The problem is that, for the most part, we’re all plumbers. This model fits every “typical” service industry and translates into just about all facets of life. Professional services charge more of course; doctors, lawyers, accountants, etc. But they’ve had a higher cost of “joining” their ranks and in many cases have a higher debt to resolve. But, here’s the rub on that – being poor aside, there’s a basic “middle” ground that we’re willing to accept as reasonable living and that closely matches how you are raised and/or your personal ambition. Once the basics are taken care of, food, clothing and shelter; it really doesn’t take much more to be “above” average. Much of today’s life is geared toward what the masses can afford – if you can earn what the masses afford, and a bit above that, then you’re considered, “well off.” For the most part, it really wouldn’t take that much more for most to be able to take vacations, or live a life of relative leisure.

But the system that we’ve all agreed to play by, essentially work for pay, keeps most at a level of toiling their life away – and it has been that way since men exchanged furs for a stone axes.

There are aberrations.
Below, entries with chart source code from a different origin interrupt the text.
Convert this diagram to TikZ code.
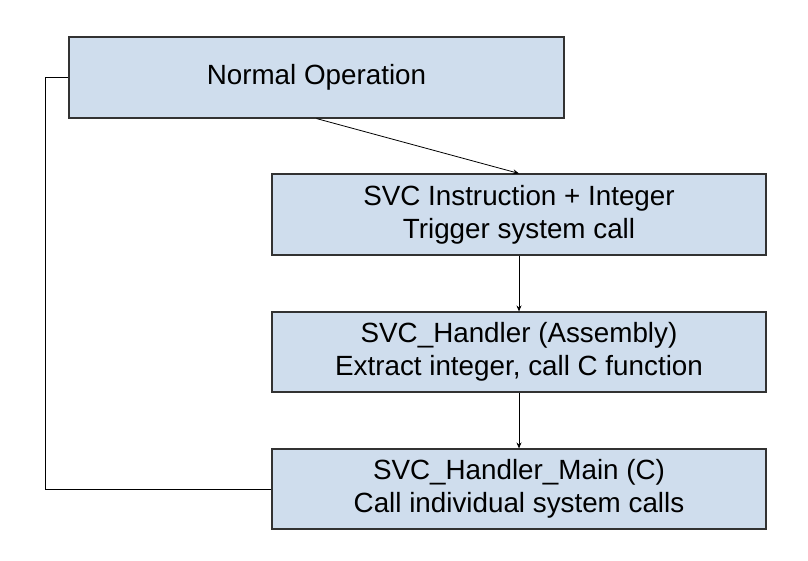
\documentclass[tikz,border=0pt]{standalone}
\usepackage{fontspec}
\setmainfont{Liberation Sans}
\usetikzlibrary{arrows.meta}
\definecolor{boxfill}{RGB}{207,221,237}
\definecolor{boxline}{RGB}{50,50,50}
\tikzset{
  stagebox/.style={draw=boxline,line width=1.1pt,fill=boxfill,align=center,
    inner sep=0pt,font=\fontsize{27.8}{33}\selectfont},
  flowarrow/.style={-{Stealth[length=6pt,width=5pt]},line width=0.8pt},
}

\begin{document}
\begin{tikzpicture}[scale=1.000000,x=1pt,y=-1pt]
\useasboundingbox (0.000000,0.000000) rectangle (808.000000,560.000000);
% Drawing boxes
% Box 1: normal operation
\node[stagebox,minimum width=495pt,minimum height=81pt] (normal) at (316.500000,77.500000) {Normal Operation};
% Box 2: svc instruction
\node[stagebox,minimum width=494pt,minimum height=81pt] (svcinstr) at (519.000000,214.500000) {SVC Instruction + Integer\\Trigger system call};
% Box 3: assembly handler
\node[stagebox,minimum width=494pt,minimum height=80pt] (svchandler) at (519.000000,352.000000) {SVC\_Handler (Assembly)\\Extract integer, call C function};
% Box 4: C handler
\node[stagebox,minimum width=494pt,minimum height=80pt] (svcmain) at (519.000000,489.000000) {SVC\_Handler\_Main (C)\\Call individual system calls};
% Done with boxes; drawing arrows
\draw[flowarrow] (normal.south) -- (svcinstr.north);
\draw[flowarrow] (svcinstr.south) -- (svchandler.north);
\draw[flowarrow] (svchandler.south) -- (svcmain.north);
% Return path back to normal operation
\coordinate (retbottom) at (45.000000,489.000000);
\coordinate (rettop) at (45.000000,77.500000);
\draw[line width=1pt] (svcmain.west) -- (retbottom) -- (rettop) -- (normal.west);
% Done with arrows
\end{tikzpicture}
\end{document}
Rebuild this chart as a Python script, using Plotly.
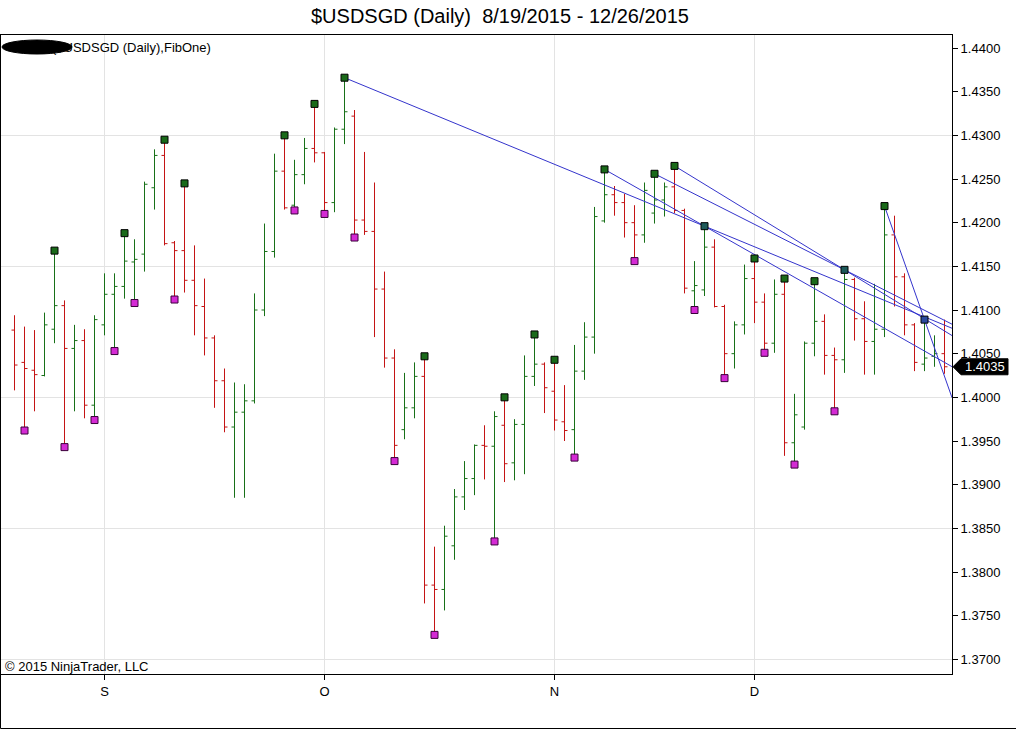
import plotly.graph_objects as go

# ---------------- data ----------------
title_text = "$USDSGD (Daily)\u00a0\u00a08/19/2015 - 12/26/2015"
header_text = "($USDSGD (Daily),FibOne)"
copyright_text = "\u00a9 2015 NinjaTrader, LLC"

month_ticks = [9, 31, 54, 74]
month_labels = ["S", "O", "N", "D"]

opens = [1.4077, 1.4040, 1.4031, 1.4025, 1.4078, 1.4105, 1.4056, 1.4065, 1.3991, 1.4083,
         1.4118, 1.4127, 1.4155, 1.4164, 1.4240, 1.4277, 1.4177, 1.4168, 1.4134, 1.4104,
         1.4068, 1.4019, 1.3966, 1.3983, 1.3996, 1.4100, 1.4167, 1.4259, 1.4220, 1.4255,
         1.4285, 1.4280, 1.4223, 1.4307, 1.4322, 1.4203, 1.4190, 1.4124, 1.4045, 1.3963,
         1.3988, 1.4024, 1.3785, 1.3780, 1.3830, 1.3886, 1.3907, 1.3945, 1.3944, 1.3968,
         1.3925, 1.3969, 1.4024, 1.4038, 1.4007, 1.3972, 1.3963, 1.4030, 1.4069, 1.4202,
         1.4232, 1.4223, 1.4200, 1.4186, 1.4211, 1.4226, 1.4241, 1.4214, 1.4122, 1.4123,
         1.4172, 1.4104, 1.4050, 1.4083, 1.4136, 1.4109, 1.4062, 1.4118, 1.3948, 1.3966,
         1.4062, 1.4087, 1.4048, 1.4043, 1.4135, 1.4090, 1.4064, 1.4078, 1.4186, 1.4138,
         1.4083, 1.4038, 1.4047, 1.4050]
highs = [1.4094, 1.4081, 1.4077, 1.4097, 1.4168, 1.4111, 1.4083, 1.4078, 1.4094, 1.4142,
         1.4142, 1.4188, 1.4181, 1.4247, 1.4284, 1.4295, 1.4179, 1.4245, 1.4174, 1.4136,
         1.4071, 1.4033, 1.4017, 1.4015, 1.4119, 1.4199, 1.4279, 1.4300, 1.4272, 1.4297,
         1.4336, 1.4281, 1.4309, 1.4366, 1.4329, 1.4281, 1.4246, 1.4144, 1.4055, 1.4028,
         1.4040, 1.4047, 1.3829, 1.3853, 1.3895, 1.3927, 1.3946, 1.3968, 1.3984, 1.4000,
         1.3975, 1.4048, 1.4072, 1.4040, 1.4043, 1.4014, 1.4060, 1.4086, 1.4218, 1.4261,
         1.4242, 1.4233, 1.4220, 1.4246, 1.4256, 1.4246, 1.4265, 1.4216, 1.4156, 1.4196,
         1.4181, 1.4106, 1.4087, 1.4152, 1.4159, 1.4119, 1.4135, 1.4136, 1.4004, 1.4064,
         1.4133, 1.4095, 1.4057, 1.4146, 1.4137, 1.4110, 1.4130, 1.4219, 1.4208, 1.4142,
         1.4085, 1.4089, 1.4071, 1.4089]
lows = [1.4008, 1.3962, 1.3984, 1.4024, 1.4062, 1.3943, 1.3984, 1.3976, 1.3974, 1.4071,
        1.4053, 1.4113, 1.4108, 1.4144, 1.4215, 1.4174, 1.4112, 1.4120, 1.4071, 1.4048,
        1.3988, 1.3960, 1.3885, 1.3885, 1.3993, 1.4093, 1.4160, 1.4215, 1.4214, 1.4244,
        1.4269, 1.4210, 1.4212, 1.4290, 1.4183, 1.4186, 1.4069, 1.4034, 1.3927, 1.3952,
        1.3976, 1.3764, 1.3728, 1.3756, 1.3814, 1.3871, 1.3888, 1.3906, 1.3835, 1.3903,
        1.3905, 1.3912, 1.4013, 1.3982, 1.3962, 1.3950, 1.3931, 1.4020, 1.4050, 1.4200,
        1.4208, 1.4183, 1.4156, 1.4177, 1.4199, 1.4207, 1.4211, 1.4119, 1.4100, 1.4116,
        1.4103, 1.4022, 1.4033, 1.4072, 1.4085, 1.4051, 1.4051, 1.3933, 1.3923, 1.3963,
        1.4047, 1.4026, 1.3984, 1.4028, 1.4065, 1.4026, 1.4026, 1.4069, 1.4104, 1.4071,
        1.4030, 1.4030, 1.4035, 1.4027]
closes = [1.4037, 1.4033, 1.4026, 1.4083, 1.4105, 1.4056, 1.4065, 1.3991, 1.4089, 1.4118,
          1.4127, 1.4156, 1.4158, 1.4244, 1.4277, 1.4176, 1.4168, 1.4134, 1.4105, 1.4068,
          1.4019, 1.3966, 1.3983, 1.3996, 1.4100, 1.4167, 1.4259, 1.4217, 1.4255, 1.4285,
          1.4280, 1.4223, 1.4307, 1.4327, 1.4203, 1.4190, 1.4124, 1.4045, 1.3945, 1.3988,
          1.4024, 1.3785, 1.3780, 1.3841, 1.3886, 1.3907, 1.3945, 1.3944, 1.3978, 1.3924,
          1.3969, 1.4024, 1.4038, 1.4011, 1.3974, 1.3962, 1.4030, 1.4069, 1.4207, 1.4232,
          1.4223, 1.4200, 1.4186, 1.4237, 1.4226, 1.4241, 1.4214, 1.4125, 1.4128, 1.4172,
          1.4104, 1.4050, 1.4083, 1.4136, 1.4109, 1.4062, 1.4118, 1.3948, 1.3980, 1.4062,
          1.4087, 1.4048, 1.4043, 1.4135, 1.4090, 1.4064, 1.4078, 1.4186, 1.4138, 1.4083,
          1.4040, 1.4045, 1.4050, 1.4035]

swing_high_bars = [4, 11, 15, 17, 27, 30, 33, 41, 49, 52, 54, 59, 64, 66, 69, 74, 77, 80, 83, 87, 91]
swing_low_bars = [1, 5, 8, 10, 12, 16, 28, 31, 34, 38, 42, 48, 56, 62, 68, 71, 75, 78, 82]

# trend lines: pairs of swing-high bars, extended to the right edge
trend_pairs = [(33, 69), (59, 69), (64, 83), (66, 83), (87, 91)]

# ---------------- layout constants ----------------
W, H = 1016, 730
ML, MR, MT, MB = 1, 64, 35, 56
x_range = [-1.35, 93.75]
y_range = [1.36832, 1.44149]

GREEN = "#187018"
RED = "#c41414"
BLUE = "#3434cc"
FONT = "Liberation Sans, Arial, sans-serif"
FS = 13

idx = list(range(len(opens)))

fig = go.Figure()

# helper so the overlay grid axis is drawn (invisible)
fig.add_trace(go.Scatter(x=[idx[0]], y=[closes[0]], yaxis="y2", mode="markers",
                         marker=dict(opacity=0), showlegend=False, hoverinfo="skip"))

fig.add_trace(go.Ohlc(
    x=idx, open=opens, high=highs, low=lows, close=closes,
    increasing=dict(line=dict(color=GREEN, width=1)),
    decreasing=dict(line=dict(color=RED, width=1)),
    tickwidth=0.3, showlegend=False, hoverinfo="skip",
))

# trend lines
for a, b in trend_pairs:
    slope = (highs[b] - highs[a]) / (b - a)
    xs = [a, x_range[1]]
    ys = [highs[a], highs[a] + slope * (x_range[1] - a)]
    fig.add_trace(go.Scatter(x=xs, y=ys, mode="lines",
                             line=dict(color=BLUE, width=1),
                             showlegend=False, hoverinfo="skip"))

# swing markers
hi_colors = []
for b in swing_high_bars:
    if b in (69, 83):
        hi_colors.append("#1d5a5a")
    elif b == 91:
        hi_colors.append("#2a4aa0")
    else:
        hi_colors.append("#1a6a1a")
fig.add_trace(go.Scatter(
    x=swing_high_bars, y=[highs[b] for b in swing_high_bars], mode="markers",
    marker=dict(symbol="square", size=7, color=hi_colors, line=dict(color="#000000", width=1)),
    showlegend=False, hoverinfo="skip", cliponaxis=False))
fig.add_trace(go.Scatter(
    x=swing_low_bars, y=[lows[b] for b in swing_low_bars], mode="markers",
    marker=dict(symbol="square", size=7, color="#d42ad4", line=dict(color="#3a003a", width=1)),
    showlegend=False, hoverinfo="skip", cliponaxis=False))

pw = W - ML - MR
ph = H - MT - MB


def px_x(p):
    return (p - ML) / pw


def px_y(p):
    return (H - MB - p) / ph


shapes = [
    # outer frame: left and bottom edges
    dict(type="line", xref="paper", yref="paper",
         x0=px_x(0.5), x1=px_x(0.5), y0=px_y(728.5), y1=px_y(34.5),
         line=dict(color="#000000", width=1), layer="above"),
    dict(type="line", xref="paper", yref="paper",
         x0=px_x(0.5), x1=px_x(1016), y0=px_y(728.5), y1=px_y(728.5),
         line=dict(color="#000000", width=1), layer="above"),
    # redaction blob in the header
    dict(type="circle", xref="paper", yref="paper",
         x0=px_x(2), x1=px_x(72), y0=px_y(54), y1=px_y(40),
         line=dict(color="#000000", width=1), fillcolor="#000000", layer="above"),
]

# last price arrow label
last = closes[-1]
half = 8 / (ph / (y_range[1] - y_range[0]))
shapes.append(dict(type="path", xref="paper", yref="y",
                   path=f"M {px_x(953)},{last} L {px_x(961)},{last + half} L {px_x(1008)},{last + half} "
                        f"L {px_x(1008)},{last - half} L {px_x(961)},{last - half} Z",
                   fillcolor="#000000", line=dict(color="#000000", width=1), layer="above"))

annotations = [
    dict(text=header_text, xref="paper", yref="paper", x=px_x(50), y=px_y(47),
         xanchor="left", yanchor="middle", showarrow=False,
         font=dict(family=FONT, size=FS, color="#000000")),
    dict(text=copyright_text, xref="paper", yref="paper", x=px_x(3), y=px_y(666),
         xanchor="left", yanchor="middle", showarrow=False,
         font=dict(family=FONT, size=FS, color="#000000")),
    dict(text=f"{last:.4f}", xref="paper", yref="y", x=px_x(985), y=last,
         xanchor="center", yanchor="middle", showarrow=False,
         font=dict(family=FONT, size=FS, color="#ffffff")),
]

fig.update_layout(
    width=W, height=H,
    margin=dict(l=ML, r=MR, t=MT, b=MB, pad=0),
    paper_bgcolor="#ffffff", plot_bgcolor="#ffffff",
    title=dict(text=title_text, x=500 / W, xref="container", xanchor="center",
               y=1 - 16 / H, yref="container", yanchor="middle",
               font=dict(family=FONT, size=20, color="#000000")),
    font=dict(family=FONT, size=FS, color="#000000"),
    showlegend=False,
    shapes=shapes,
    annotations=annotations,
    xaxis=dict(range=x_range, tickvals=month_ticks, ticktext=month_labels,
               ticks="outside", ticklen=5, tickcolor="#000000",
               showgrid=True, gridcolor="#e3e3e3", gridwidth=1,
               showline=True, linecolor="#000000", linewidth=1, mirror=True,
               zeroline=False, rangeslider=dict(visible=False), fixedrange=True,
               tickfont=dict(family=FONT, size=FS, color="#000000")),
    yaxis=dict(range=y_range, side="right", tick0=1.37, dtick=0.005, tickformat=".4f",
               ticks="outside", ticklen=5, tickcolor="#000000",
               showgrid=False, showline=True, linecolor="#000000", linewidth=1, mirror=True,
               zeroline=False, fixedrange=True,
               tickfont=dict(family=FONT, size=FS, color="#000000")),
    yaxis2=dict(range=y_range, overlaying="y", side="right", tick0=1.37, dtick=0.015,
                showticklabels=False, ticks="", showgrid=True, gridcolor="#e3e3e3",
                showline=False, zeroline=False, fixedrange=True),
)

fig.write_html("out.html", config={"displayModeBar": False},
               post_script="document.body.style.margin='0';document.body.style.overflow='hidden';")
People that add nothing to the tangible goods or services and make their money by “inflating” the value of money itself – Wall Street comes to mind. Then there are those at the helms of larger enterprises that have ridden on the backs and labors of thousands beneath them – if you look at how their wealth was acquired, most of it from small amounts from a great number of sources, Microsoft, silicon valley, railroads, airlines, food industry, etc.

Of course the number one way to make money is from the debt of others – interest. From shylocks on the street to the nation’s largest banks, debt is the number one way to make money. But debt does not make money or add to the money supply, it “pools” the available money supply into larger and larger pools. Look at the debt that nations now have, larger and larger pools. As those pools grow deeper, the worker bee’s end up doing more for less.

It’s no one particular person’s or group’s fault. Not republicans. Not democrats. It’s our fault. Collectively. It’s our nature. Picture a deep swimming pool filled with bodies – all trying to stay above water by climbing onto the backs each other. That sounds like a nightmare, right? I say that as smart as we think we are; and we’re amazing – we’re just a notch above animals in our evolution. In many cases animals are more loving and caring.

We gather around and marvel at the birth of a child, a precious life to protect, nourish and grow. Our family is special. So is our neighborhood. Our city, our team, our state, our region, our nation – forsaking all others if we feel “justified.” Our particular child is so important to us that we’re willing to take the life of another child to save our own. Or to ignore others suffering if it’s not in our vicinity.

We’re seeing a change. There’s a shifting of the sands that we’re all standing on and that is causing our beliefs, institutions and our very nature to come into question. The old ways and methods are simply not working as well as they were once perceived to, if at all. The “jobs” are not coming back. Creative as we are, we’ve used technology to make ourselves obsolete. Automation is becoming more integral to our experience here.

I don’t have the correct answer. I don’t think there is a correct answer – our egos have manipulated this reality into a construct with an ever increasing level of complexity. There is no right or wrong. Yesterday’s right is today’s wrong. Change is the only constant. But, we feel compelled to “do” something. It’s easy to look outward and see the solutions, or perceived solutions. The solutions are not “out there.”

The change that we are all unknowingly yearning for is calmly, quietly and peacefully making its way toward us. You are not required to “do” anything. Whatever the truth is, and I believe it’s something that we “know” but don’t yet have the ability to understand or comprehend, does not change on whether or not we “believe” or have faith in it. It is, what it is.

However, this feeling of being compelled to do something can result in the most positive of all positive outcomes. There is work to be done – not “out there,” but inward. I’ve always said the hardest thing to change is yourself. That’s where the benefits are. That’s where mankind’s sustainable shift is going to come from. The original grassroots movement. It’s up to you to simply be the change you desire. We’re beginning to see the slightest twinges, the barest shifts, a subtle change in the wind.

As compassion replaces ego, we’ll see more positive things around us and less negative. Displaced people will become the face of a new and different economy as they blossom out of their role as a puppet in the mini “dictatorships” they once relied upon. Each of you are here for a reason. You are uniquely qualified to act out your part – but you are also a director. You determine whether it’s a drama, a tragedy or a comedy.

By working to change the prescription in your glasses, you’ll see there’s a truly wonderful and amazing world at hand. We allow ourselves to become caught in seeing through an unfortunate perspective. A perspective that fulfills our expectations exactly. It’s almost as if our hand is locked onto a live electrical wire and we’re being constantly shocked, where contentment is only a fraction away, if only we could release our grip.

As we go through these times together, be resolute. Easy to say, hard to be. Even fleeting glimpses will encourage. Your internal growth will affect your perimeter and help change the consciousness of all those around you.

There are many voices around us that claim special knowledge – much of it is ego or fear based. Only you know what truly rings true within you. This is a time for inner reflection and letting go of the failed or failing of everything around us. This can be painful and fearful. It does not have to be so. It starts with you. . . . but we’re all in this together as one.